Coverage should address physical damage to equipment, business interruption from production losses, third-party liability for environmental damage or injury, and removal of wreckage. Policy terms should be carefully reviewed to understand exclusions, deductibles, and coverage limits.

Insurers may require evidence of robust risk management practices, including inspection programs, maintenance procedures, and emergency response capabilities. Demonstrating effective prevention measures can reduce premiums and improve coverage terms.

Conclusion

Subsea equipment operates in one of the most demanding environments imaginable. The combination of extreme pressure, corrosive seawater, mechanical stresses, and limited accessibility creates significant challenges for equipment reliability and longevity.

Understanding the common causes of subsea equipment damage—corrosion, mechanical wear, pressure-related failures, system malfunctions, and environmental factors—enables operators to implement effective prevention strategies. Material selection, robust design, careful installation, regular inspection, proactive maintenance, and operational discipline all contribute to equipment reliability.

The financial stakes are substantial. Equipment failures can result in production losses worth millions of pounds, environmental incidents with severe consequences, and safety risks to personnel. Prevention is invariably more cost-effective than repair or replacement.

As subsea operations extend into deeper waters and harsher environments, the importance of equipment reliability continues to grow.
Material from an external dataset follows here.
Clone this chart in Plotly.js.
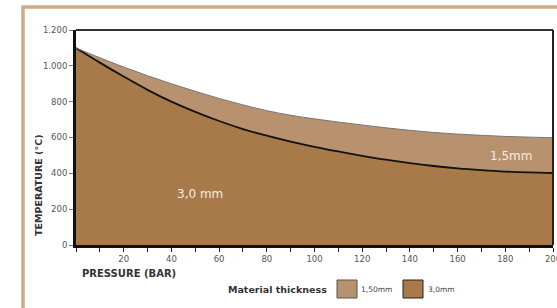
<!DOCTYPE html>
<html>
<head>
<meta charset="utf-8">
<script src="https://cdn.plot.ly/plotly-3.0.1.min.js"></script>
<style>html,body{margin:0;padding:0;background:#fff;}#chart{width:557px;height:308px;}</style>
</head>
<body>
<div id="chart"></div>
<script>
// Data
var pressure = [0,10,20,30,40,50,60,70,80,90,100,110,120,130,140,150,160,170,180,190,200];
var temp30 = [1100,1018,940,866,800,743,692,647,610,577,548,522,498,476,457,441,428,418,410,405,402];
var temp15 = [1100,1045,993,945,900,858,818,782,750,724,704,686,670,654,640,628,619,612,606,602,599];
var yTickVals = [0,200,400,600,800,1000,1200];
var yTickText = ["0","200","400","600","800","1.000","1.200"];
var xTickVals = [0,10,20,30,40,50,60,70,80,90,100,110,120,130,140,150,160,170,180,190,200];
var xTickText = ["","","20","","40","","60","","80","","100","","120","","140","","160","","180","","200"];
var seriesNames = ["1,50mm","3,0mm"];

var col30 = "#a87a4a", col15 = "#b8916f";
var W = 557, H = 308, L = 76, R = 4, T = 30, B = 63;
var pw = W - L - R, ph = H - T - B;
function fx(px){ return (px - L) / pw; }
function fy(py){ return (H - B - py) / ph; }

var traces = [
  {x: pressure, y: temp30, type: "scatter", mode: "lines", fill: "tozeroy", fillcolor: col30,
   line: {color: "#111", width: 1.8, shape: "spline", smoothing: 1}, hoverinfo: "skip", name: seriesNames[1]},
  {x: pressure, y: temp15, type: "scatter", mode: "lines", fill: "tonexty", fillcolor: col15,
   line: {color: "#777", width: 1, shape: "spline", smoothing: 1}, hoverinfo: "skip", name: seriesNames[0]}
];

var fnt = "DejaVu Sans, Verdana, sans-serif";
var layout = {
  width: W, height: H,
  margin: {l: L, r: R, t: T, b: B, pad: 0},
  paper_bgcolor: "#fff", plot_bgcolor: "#fff",
  showlegend: false,
  font: {family: fnt, color: "#444", size: 8.5},
  xaxis: {range: [0, 200], tickvals: xTickVals, ticktext: xTickText, ticks: "outside", ticklen: 4,
          tickcolor: "#222", tickwidth: 1, showgrid: false, zeroline: false, showline: true,
          linecolor: "#111", linewidth: 3, tickfont: {family: fnt, size: 8.5, color: "#555"},
          ticklabeloverflow: "allow", fixedrange: true},
  yaxis: {range: [0, 1200], tickvals: yTickVals, ticktext: yTickText, ticks: "outside", ticklen: 4,
          tickcolor: "#777", tickwidth: 1, showgrid: false, zeroline: false, showline: true,
          linecolor: "#111", linewidth: 3, tickfont: {family: fnt, size: 8.5, color: "#555"}, fixedrange: true},
  shapes: [
    // outer tan frame
    {type: "path", xref: "paper", yref: "paper",
     path: "M " + fx(590) + "," + fy(7) + " L " + fx(23) + "," + fy(7) + " L " + fx(23) + "," + fy(330),
     line: {color: "#cfab86", width: 3.5}},
    // top & right plot borders
    {type: "line", xref: "paper", yref: "paper", x0: 0, x1: 1, y0: 1, y1: 1, line: {color: "#333", width: 2}},
    {type: "line", xref: "paper", yref: "paper", x0: 1, x1: 1, y0: 0, y1: 1, line: {color: "#222", width: 2}},
    // legend swatches
    {type: "rect", xref: "paper", yref: "paper", x0: fx(337), x1: fx(357), y0: fy(298), y1: fy(280),
     fillcolor: col15, line: {color: "#555", width: 1}},
    {type: "rect", xref: "paper", yref: "paper", x0: fx(403), x1: fx(423), y0: fy(298), y1: fy(280),
     fillcolor: col30, line: {color: "#222", width: 1}}
  ],
  annotations: [
    {x: 52, y: 287, xref: "x", yref: "y", text: "3,0 mm", showarrow: false,
     font: {family: fnt, size: 12, color: "#f6ece0"}},
    {x: 182.5, y: 496, xref: "x", yref: "y", text: "1,5mm", showarrow: false,
     font: {family: fnt, size: 12, color: "#f6ece0"}},
    {x: fx(80), y: fy(273), xref: "paper", yref: "paper", xanchor: "left", yanchor: "middle",
     text: "<b>PRESSURE (BAR)</b>", showarrow: false, font: {family: fnt, size: 10, color: "#333"}},
    {x: fx(38), y: fy(185), xref: "paper", yref: "paper", xanchor: "center", yanchor: "middle",
     text: "<b>TEMPERATURE (°C)</b>", textangle: -90, showarrow: false, font: {family: fnt, size: 9.5, color: "#333"}},
    {x: fx(226), y: fy(289), xref: "paper", yref: "paper", xanchor: "left", yanchor: "middle",
     text: "<b>Material thickness</b>", showarrow: false, font: {family: fnt, size: 9.5, color: "#333"}},
    {x: fx(359), y: fy(289), xref: "paper", yref: "paper", xanchor: "left", yanchor: "middle",
     text: seriesNames[0], showarrow: false, font: {family: fnt, size: 7.5, color: "#444"}},
    {x: fx(426), y: fy(289), xref: "paper", yref: "paper", xanchor: "left", yanchor: "middle",
     text: seriesNames[1], showarrow: false, font: {family: fnt, size: 7.5, color: "#444"}}
  ]
};

Plotly.newPlot("chart", traces, layout, {displayModeBar: false, staticPlot: true});
</script>
</body>
</html>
Operators who invest in understanding failure mechanisms, implementing best practices, and maintaining robust inspection and maintenance programs will achieve superior operational performance and reduced total cost of ownership.

Protecting subsea equipment requires a comprehensive approach that addresses the entire asset lifecycle from design through decommissioning. By combining technical excellence with operational discipline and appropriate insurance coverage, subsea operators can manage equipment damage risks effectively and maintain safe, reliable, and profitable operations.